The Rwandan Government has been accused of trying to silence its opponents in the run-up to this year's elections.
The campaigning group, Human Rights Watch (HRW), says the ruling Rwandan Patriotic Front (RPF), led by President Paul Kagame, has tightened its control on the state and unfairly accused other parties of attempting to divide Rwanda.
The report also says the RPF pressurised people to join its ranks and attempted to eliminate Rwanda's second largest party, the Democratic Republican Movement (MDR).
The government rejects the criticisms.
"The RPF is not in the business of forcing people to join the party. People in this country have joined voluntarily," Rwandan Government spokesman Joseph Bideri told Reuters news agency.

 

With the formation of new parties impossible and the one significant old party dissolved, the RPF will have assured the electoral victory it so badly wants Alison des Forges, HRW

 

I think it is very unfair to accuse the RPF of trying to have that party dissolved. The government has nothing to do with that initiative."

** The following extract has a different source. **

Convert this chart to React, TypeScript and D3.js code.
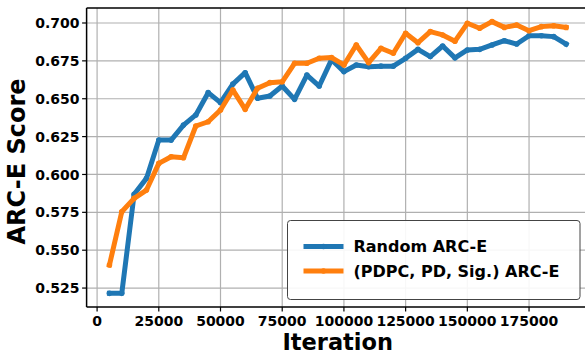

The HRW investigation also said the RPF had last year banned the creation of other parties.

"With the formation of new parties impossible and the one significant old party dissolved, the RPF will have assured the electoral victory it so badly wants," Alison des Forges of Human Rights Watch said.

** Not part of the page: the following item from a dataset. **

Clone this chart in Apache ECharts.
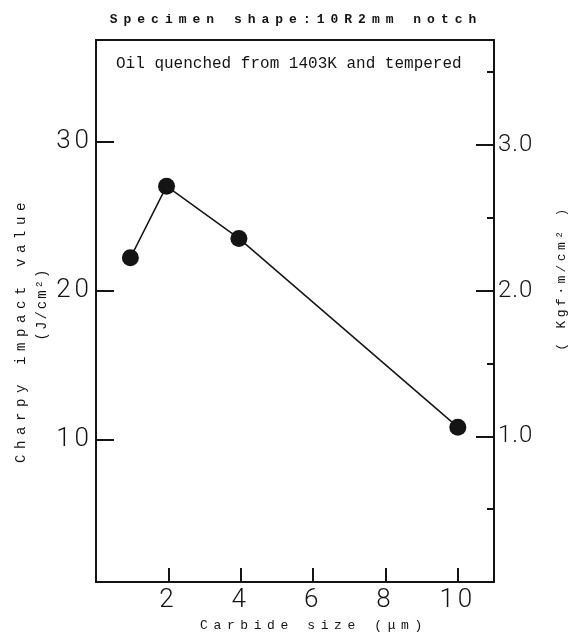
<!DOCTYPE html>
<html>
<head>
<meta charset="utf-8">
<script src="https://cdn.jsdelivr.net/npm/echarts@6/dist/echarts.min.js"></script>
<style>
html,body{margin:0;padding:0;background:#fff;}
#chart{width:575px;height:635px;}
</style>
</head>
<body>
<div id="chart"></div>
<script>
// ---- data ----
const carbideSize = [0.95, 1.95, 3.95, 10.0];          // µm
const impactValue = [22.2, 27.0, 23.5, 10.85];         // J/cm²
const xTickValues = [2, 4, 6, 8, 10];
const leftTickValues = [10, 20, 30];
const rightTickValues = [1.0, 2.0, 3.0];
const titleText = 'Specimen shape:10R2mm notch';
const subtitleText = 'Oil quenched from 1403K and tempered';
const xAxisName = 'Carbide size (μm)';
const leftAxisName1 = 'Charpy impact value';
const leftAxisName2 = '(J/cm²)';
const rightAxisName = '( Kgf·m/cm² )';

// letter spacing support for spaced typewriter text (marker family "zlsN")
(function () {
  const P = CanvasRenderingContext2D.prototype;
  const ft = P.fillText, st = P.strokeText;
  function ls(ctx) {
    const m = /zls(\d+)(?:p(\d+))?/.exec(ctx.font || '');
    const v = m ? (m[1] + (m[2] ? '.' + m[2] : '')) : '0';
    try { if ('letterSpacing' in ctx) ctx.letterSpacing = v + 'px'; } catch (e) {}
  }
  P.fillText = function (t, x, y, w) { ls(this); return w === undefined ? ft.call(this, t, x, y) : ft.call(this, t, x, y, w); };
  P.strokeText = function (t, x, y, w) { ls(this); return w === undefined ? st.call(this, t, x, y) : st.call(this, t, x, y, w); };
})();

const INK = '#141414';
const chart = echarts.init(document.getElementById('chart'), null, { renderer: 'canvas' });

const option = {
  backgroundColor: '#ffffff',
  animation: false,
  grid: { left: 96, top: 40, width: 398, height: 542, show: true, borderColor: INK, borderWidth: 2, backgroundColor: 'transparent' },
  xAxis: {
    type: 'value', min: 0, max: 11, interval: 2,
    axisLine: { show: true, lineStyle: { color: INK, width: 2 } },
    axisTick: { show: true, inside: true, length: 14, lineStyle: { color: INK, width: 2 } },
    axisLabel: {
      show: true, margin: 5, color: INK, fontSize: 26, fontWeight: 300, fontFamily: 'Roboto, zls4',
      formatter: function (v) { return xTickValues.indexOf(v) >= 0 ? String(v) : ''; }
    },
    splitLine: { show: false }
  },
  yAxis: [
    {
      type: 'value', position: 'left', min: 0.47, max: 36.8,
      axisLine: { show: true, onZero: false, lineStyle: { color: INK, width: 2 } },
      axisTick: { show: true, inside: true, length: 18, customValues: leftTickValues, lineStyle: { color: INK, width: 2 } },
      axisLabel: { show: true, margin: 3, color: INK, fontSize: 26, fontWeight: 300, fontFamily: 'Roboto, zls4', customValues: leftTickValues },
      splitLine: { show: false }
    },
    {
      type: 'value', position: 'right', min: 0, max: 3.72, interval: 1, alignTicks: false,
      axisLine: { show: true, onZero: false, lineStyle: { color: INK, width: 2 } },
      axisTick: { show: true, inside: true, length: 18, lineStyle: { color: INK, width: 2 } },
      minorTick: { show: true, splitNumber: 2, length: 7, lineStyle: { color: INK, width: 2 } },
      axisLabel: {
        show: true, margin: 4, color: INK, fontSize: 24, fontWeight: 300, fontFamily: 'Roboto, zls1',
        formatter: function (v) { return rightTickValues.indexOf(v) >= 0 ? v.toFixed(1) : ''; }
      },
      splitLine: { show: false }, minorSplitLine: { show: false }
    }
  ],
  graphic: [
    { type: 'text', x: 296, y: 20, style: { text: titleText, fill: INK, fontSize: 13, fontWeight: 'bold', fontFamily: 'Liberation Mono, zls6', align: 'center', verticalAlign: 'middle', textAlign: 'center', textVerticalAlign: 'middle' } },
    { type: 'text', x: 116, y: 64, style: { text: subtitleText, fill: INK, fontSize: 16, fontFamily: 'Liberation Mono, zls0', align: 'left', verticalAlign: 'middle', textAlign: 'left', textVerticalAlign: 'middle' } },
    { type: 'text', x: 314, y: 626, style: { text: xAxisName, fill: INK, fontSize: 13, fontFamily: 'Liberation Mono, zls5p6', align: 'center', verticalAlign: 'middle', textAlign: 'center', textVerticalAlign: 'middle' } },
    { type: 'text', x: 21, y: 330, rotation: Math.PI / 2, style: { text: leftAxisName1, fill: INK, fontSize: 14, fontFamily: 'Liberation Mono, zls5p6', align: 'center', verticalAlign: 'middle', textAlign: 'center', textVerticalAlign: 'middle' } },
    { type: 'text', x: 42, y: 304, rotation: Math.PI / 2, style: { text: leftAxisName2, fill: INK, fontSize: 14, fontFamily: 'Liberation Mono, zls2', align: 'center', verticalAlign: 'middle', textAlign: 'center', textVerticalAlign: 'middle' } },
    { type: 'text', x: 562, y: 278, rotation: Math.PI / 2, style: { text: rightAxisName, fill: INK, fontSize: 13, fontFamily: 'Liberation Mono, zls3p4', align: 'center', verticalAlign: 'middle', textAlign: 'center', textVerticalAlign: 'middle' } }
  ],
  series: [
    {
      type: 'line', yAxisIndex: 0,
      data: carbideSize.map(function (x, i) { return [x, impactValue[i]]; }),
      symbol: 'circle', symbolSize: 17,
      itemStyle: { color: INK },
      lineStyle: { color: INK, width: 1.5 },
      silent: true
    }
  ]
};
chart.setOption(option);
</script>
</body>
</html>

The report said several individuals accused of being "divisionist" had either fled Rwanda or "disappeared".

New constitution

Mr Kagame has threatened to "wound" dissidents who oppose the government and has said the election outcome is a foregone conclusion.

The RPF came to power following Rwanda's 1994 genocide, in which extremists from the Hutu majority organised the massacre of an estimated 800,000 minority Tutsis and moderate Hutus.

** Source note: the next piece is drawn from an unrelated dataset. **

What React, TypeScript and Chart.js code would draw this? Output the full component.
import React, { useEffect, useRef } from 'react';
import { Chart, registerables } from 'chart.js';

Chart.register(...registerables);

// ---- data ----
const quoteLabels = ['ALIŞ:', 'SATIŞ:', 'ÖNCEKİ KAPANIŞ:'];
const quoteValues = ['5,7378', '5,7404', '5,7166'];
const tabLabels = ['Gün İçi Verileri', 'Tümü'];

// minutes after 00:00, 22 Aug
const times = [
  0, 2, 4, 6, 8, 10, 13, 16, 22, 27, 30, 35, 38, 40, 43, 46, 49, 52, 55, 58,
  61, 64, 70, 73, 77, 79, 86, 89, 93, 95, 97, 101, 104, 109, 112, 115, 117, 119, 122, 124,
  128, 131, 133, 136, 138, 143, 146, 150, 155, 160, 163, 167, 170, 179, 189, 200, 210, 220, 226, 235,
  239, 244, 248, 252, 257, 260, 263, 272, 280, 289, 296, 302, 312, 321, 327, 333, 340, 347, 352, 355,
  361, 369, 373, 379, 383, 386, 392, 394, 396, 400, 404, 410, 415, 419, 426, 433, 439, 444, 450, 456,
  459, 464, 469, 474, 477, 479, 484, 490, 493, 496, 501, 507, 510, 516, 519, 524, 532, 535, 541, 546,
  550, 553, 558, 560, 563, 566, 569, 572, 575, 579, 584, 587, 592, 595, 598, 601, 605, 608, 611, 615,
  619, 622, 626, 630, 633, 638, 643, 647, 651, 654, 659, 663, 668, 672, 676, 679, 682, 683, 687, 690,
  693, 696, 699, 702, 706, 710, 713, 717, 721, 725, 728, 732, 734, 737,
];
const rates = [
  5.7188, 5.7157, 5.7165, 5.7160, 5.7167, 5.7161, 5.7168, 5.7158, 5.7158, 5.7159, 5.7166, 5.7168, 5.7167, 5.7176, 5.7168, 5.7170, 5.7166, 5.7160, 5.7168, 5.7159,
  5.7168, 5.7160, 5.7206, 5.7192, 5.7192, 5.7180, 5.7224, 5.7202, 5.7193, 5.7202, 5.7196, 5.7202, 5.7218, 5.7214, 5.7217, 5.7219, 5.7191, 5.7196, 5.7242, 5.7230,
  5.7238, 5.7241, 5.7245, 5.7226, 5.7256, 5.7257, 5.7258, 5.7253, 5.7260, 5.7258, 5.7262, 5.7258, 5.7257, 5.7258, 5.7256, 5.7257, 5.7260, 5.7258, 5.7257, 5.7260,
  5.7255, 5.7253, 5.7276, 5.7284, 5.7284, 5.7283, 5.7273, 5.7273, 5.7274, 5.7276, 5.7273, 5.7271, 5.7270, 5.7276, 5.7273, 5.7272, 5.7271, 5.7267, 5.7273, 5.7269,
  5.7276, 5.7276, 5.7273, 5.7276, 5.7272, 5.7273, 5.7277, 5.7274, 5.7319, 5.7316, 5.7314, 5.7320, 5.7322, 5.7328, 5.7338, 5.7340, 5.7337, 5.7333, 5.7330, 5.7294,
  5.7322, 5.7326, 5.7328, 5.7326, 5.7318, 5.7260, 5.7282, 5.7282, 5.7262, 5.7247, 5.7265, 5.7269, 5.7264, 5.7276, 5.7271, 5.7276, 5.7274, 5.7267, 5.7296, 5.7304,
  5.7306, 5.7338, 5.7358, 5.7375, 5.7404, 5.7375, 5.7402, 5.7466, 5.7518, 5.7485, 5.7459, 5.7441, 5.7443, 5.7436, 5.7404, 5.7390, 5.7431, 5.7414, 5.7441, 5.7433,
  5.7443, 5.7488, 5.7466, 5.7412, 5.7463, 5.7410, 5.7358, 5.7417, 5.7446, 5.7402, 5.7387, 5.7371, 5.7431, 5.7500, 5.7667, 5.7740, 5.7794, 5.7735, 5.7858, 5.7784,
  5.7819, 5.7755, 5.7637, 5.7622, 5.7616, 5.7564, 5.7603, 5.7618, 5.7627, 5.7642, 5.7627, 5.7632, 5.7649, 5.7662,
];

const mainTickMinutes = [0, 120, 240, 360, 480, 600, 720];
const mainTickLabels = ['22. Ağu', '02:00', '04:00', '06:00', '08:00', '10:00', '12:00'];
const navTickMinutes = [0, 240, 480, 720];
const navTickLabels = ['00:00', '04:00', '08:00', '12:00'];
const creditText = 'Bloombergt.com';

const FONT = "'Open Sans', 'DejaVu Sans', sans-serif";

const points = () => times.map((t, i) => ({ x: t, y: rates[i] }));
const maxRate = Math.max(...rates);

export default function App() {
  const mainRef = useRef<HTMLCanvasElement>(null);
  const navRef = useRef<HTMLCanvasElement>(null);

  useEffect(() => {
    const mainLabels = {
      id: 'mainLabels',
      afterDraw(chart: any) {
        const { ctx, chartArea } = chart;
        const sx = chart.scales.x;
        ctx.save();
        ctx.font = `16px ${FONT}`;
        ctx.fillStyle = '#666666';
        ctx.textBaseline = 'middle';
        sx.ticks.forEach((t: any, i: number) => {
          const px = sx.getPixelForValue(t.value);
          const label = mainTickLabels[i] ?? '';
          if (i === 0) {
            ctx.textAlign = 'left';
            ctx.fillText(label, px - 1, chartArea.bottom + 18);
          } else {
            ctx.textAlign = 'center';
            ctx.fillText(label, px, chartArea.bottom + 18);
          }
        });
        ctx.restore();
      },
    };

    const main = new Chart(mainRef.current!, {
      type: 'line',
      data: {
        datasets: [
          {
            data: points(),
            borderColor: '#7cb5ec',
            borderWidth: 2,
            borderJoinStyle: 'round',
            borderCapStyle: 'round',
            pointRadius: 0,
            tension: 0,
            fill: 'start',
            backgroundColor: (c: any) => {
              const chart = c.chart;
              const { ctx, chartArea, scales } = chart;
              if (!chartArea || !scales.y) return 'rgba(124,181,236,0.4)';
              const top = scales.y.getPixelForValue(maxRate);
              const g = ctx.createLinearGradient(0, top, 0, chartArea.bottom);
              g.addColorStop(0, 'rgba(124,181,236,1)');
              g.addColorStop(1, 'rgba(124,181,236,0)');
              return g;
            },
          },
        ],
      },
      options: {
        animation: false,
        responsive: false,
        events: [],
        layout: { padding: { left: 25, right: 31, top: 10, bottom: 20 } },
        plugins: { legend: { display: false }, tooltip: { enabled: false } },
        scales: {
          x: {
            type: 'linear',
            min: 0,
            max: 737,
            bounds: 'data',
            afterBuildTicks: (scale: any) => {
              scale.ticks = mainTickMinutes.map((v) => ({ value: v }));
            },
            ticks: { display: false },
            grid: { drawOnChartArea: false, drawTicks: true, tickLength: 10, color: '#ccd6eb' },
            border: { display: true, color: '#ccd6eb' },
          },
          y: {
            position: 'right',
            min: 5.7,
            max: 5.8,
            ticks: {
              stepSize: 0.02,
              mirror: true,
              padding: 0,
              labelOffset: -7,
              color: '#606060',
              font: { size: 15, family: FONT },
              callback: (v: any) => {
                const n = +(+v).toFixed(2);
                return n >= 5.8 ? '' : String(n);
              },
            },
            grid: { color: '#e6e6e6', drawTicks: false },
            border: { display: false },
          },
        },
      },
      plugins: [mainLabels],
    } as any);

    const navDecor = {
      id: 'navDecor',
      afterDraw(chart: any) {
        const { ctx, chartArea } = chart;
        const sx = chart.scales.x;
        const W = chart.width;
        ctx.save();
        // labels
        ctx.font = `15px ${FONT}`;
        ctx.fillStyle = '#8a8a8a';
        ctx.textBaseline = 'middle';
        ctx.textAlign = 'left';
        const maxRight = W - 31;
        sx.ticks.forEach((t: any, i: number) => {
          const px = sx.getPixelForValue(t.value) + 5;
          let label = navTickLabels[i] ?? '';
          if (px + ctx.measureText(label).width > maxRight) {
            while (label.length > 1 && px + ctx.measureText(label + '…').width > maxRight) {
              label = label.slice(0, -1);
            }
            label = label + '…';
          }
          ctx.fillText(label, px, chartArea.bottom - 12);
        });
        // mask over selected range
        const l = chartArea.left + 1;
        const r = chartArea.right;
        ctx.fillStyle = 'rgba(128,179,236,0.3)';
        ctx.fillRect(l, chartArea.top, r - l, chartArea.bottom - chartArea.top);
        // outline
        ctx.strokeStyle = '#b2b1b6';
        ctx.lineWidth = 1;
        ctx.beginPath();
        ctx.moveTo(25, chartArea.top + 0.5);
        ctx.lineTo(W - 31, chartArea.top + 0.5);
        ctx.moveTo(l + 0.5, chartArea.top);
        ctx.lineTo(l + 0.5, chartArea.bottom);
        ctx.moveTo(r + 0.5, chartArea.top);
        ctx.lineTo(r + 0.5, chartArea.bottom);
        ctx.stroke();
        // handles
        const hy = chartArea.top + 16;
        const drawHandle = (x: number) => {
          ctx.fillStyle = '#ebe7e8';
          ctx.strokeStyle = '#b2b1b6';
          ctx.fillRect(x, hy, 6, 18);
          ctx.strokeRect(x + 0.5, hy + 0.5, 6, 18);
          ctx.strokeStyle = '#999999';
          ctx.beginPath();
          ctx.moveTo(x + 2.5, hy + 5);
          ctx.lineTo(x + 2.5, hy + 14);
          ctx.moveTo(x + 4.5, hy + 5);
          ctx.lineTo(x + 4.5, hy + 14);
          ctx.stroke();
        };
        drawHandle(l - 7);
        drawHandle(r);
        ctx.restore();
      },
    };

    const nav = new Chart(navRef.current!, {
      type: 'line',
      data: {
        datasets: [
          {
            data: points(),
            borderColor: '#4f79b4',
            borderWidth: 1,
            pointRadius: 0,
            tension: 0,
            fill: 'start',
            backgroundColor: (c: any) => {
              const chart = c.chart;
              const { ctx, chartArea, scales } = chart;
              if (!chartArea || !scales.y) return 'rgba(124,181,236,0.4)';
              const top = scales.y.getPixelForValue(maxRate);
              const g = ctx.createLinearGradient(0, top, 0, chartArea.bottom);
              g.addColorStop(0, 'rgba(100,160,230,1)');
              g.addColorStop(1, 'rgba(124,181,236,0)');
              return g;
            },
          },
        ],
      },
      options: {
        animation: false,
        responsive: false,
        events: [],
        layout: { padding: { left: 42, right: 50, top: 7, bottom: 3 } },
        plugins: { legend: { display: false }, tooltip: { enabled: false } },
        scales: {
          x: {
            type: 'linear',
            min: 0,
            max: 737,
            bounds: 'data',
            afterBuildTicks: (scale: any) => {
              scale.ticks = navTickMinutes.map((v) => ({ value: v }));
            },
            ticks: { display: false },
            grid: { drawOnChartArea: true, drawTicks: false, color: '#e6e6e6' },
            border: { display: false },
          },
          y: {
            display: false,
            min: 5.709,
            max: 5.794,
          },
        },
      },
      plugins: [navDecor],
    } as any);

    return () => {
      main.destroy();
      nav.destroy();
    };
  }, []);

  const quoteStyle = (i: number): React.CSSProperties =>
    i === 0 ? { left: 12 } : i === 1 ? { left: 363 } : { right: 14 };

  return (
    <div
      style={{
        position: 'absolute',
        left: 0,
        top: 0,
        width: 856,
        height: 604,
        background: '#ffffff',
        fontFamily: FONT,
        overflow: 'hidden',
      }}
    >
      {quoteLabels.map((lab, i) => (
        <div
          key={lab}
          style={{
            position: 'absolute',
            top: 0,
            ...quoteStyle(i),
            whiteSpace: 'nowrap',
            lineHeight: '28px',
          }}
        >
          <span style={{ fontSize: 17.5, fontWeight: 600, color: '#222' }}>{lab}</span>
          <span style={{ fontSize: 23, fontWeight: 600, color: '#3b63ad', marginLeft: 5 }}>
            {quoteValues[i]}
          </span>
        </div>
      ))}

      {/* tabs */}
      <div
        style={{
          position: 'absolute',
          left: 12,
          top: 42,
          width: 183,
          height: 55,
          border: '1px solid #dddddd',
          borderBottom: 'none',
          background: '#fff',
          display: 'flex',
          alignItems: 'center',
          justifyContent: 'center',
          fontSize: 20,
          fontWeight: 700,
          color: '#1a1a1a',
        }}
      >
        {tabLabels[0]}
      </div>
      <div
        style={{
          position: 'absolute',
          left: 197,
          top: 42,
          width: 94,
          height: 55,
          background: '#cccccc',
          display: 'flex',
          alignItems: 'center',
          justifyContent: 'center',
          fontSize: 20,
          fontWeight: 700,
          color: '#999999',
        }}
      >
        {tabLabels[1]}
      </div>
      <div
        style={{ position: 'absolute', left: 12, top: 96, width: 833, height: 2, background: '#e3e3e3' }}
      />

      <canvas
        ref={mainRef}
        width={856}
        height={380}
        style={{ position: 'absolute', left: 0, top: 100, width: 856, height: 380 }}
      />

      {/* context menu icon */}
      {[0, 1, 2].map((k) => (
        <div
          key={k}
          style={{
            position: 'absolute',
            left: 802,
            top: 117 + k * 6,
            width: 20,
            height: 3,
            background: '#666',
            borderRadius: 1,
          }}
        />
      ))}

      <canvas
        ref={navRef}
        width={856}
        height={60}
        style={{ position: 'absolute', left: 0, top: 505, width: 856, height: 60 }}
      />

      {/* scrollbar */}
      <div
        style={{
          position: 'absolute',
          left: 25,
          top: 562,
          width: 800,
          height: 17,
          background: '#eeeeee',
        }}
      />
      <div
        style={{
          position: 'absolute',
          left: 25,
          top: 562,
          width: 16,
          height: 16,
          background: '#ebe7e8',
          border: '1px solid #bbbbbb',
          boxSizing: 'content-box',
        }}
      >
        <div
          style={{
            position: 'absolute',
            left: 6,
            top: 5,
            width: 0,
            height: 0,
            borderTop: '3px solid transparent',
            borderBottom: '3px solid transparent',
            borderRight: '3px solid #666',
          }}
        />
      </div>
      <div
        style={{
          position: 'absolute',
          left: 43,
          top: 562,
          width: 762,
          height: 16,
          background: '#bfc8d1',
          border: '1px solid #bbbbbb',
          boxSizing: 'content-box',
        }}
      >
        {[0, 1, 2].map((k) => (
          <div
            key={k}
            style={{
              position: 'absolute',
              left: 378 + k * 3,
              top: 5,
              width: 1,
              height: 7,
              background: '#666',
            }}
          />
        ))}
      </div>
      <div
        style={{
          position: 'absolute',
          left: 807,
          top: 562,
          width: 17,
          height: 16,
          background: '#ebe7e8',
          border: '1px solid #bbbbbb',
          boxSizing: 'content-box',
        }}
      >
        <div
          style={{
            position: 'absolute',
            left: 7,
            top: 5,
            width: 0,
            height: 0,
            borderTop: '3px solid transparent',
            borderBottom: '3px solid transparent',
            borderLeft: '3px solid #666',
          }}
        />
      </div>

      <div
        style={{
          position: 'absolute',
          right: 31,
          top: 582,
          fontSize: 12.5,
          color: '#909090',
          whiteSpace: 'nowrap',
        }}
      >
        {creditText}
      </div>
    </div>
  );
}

The party has rejected the ethnic divisions of the past but has been accused of using the need for unity to justify increasing its grip on power.

This year's election, due in July, is the first since the genocide and marks the end of a transitional period, originally mapped out for five years but later extended to nine.

HRW also says the new constitution being drafted which will be presented to voters in a referendum later this month will perpetuate RPF control.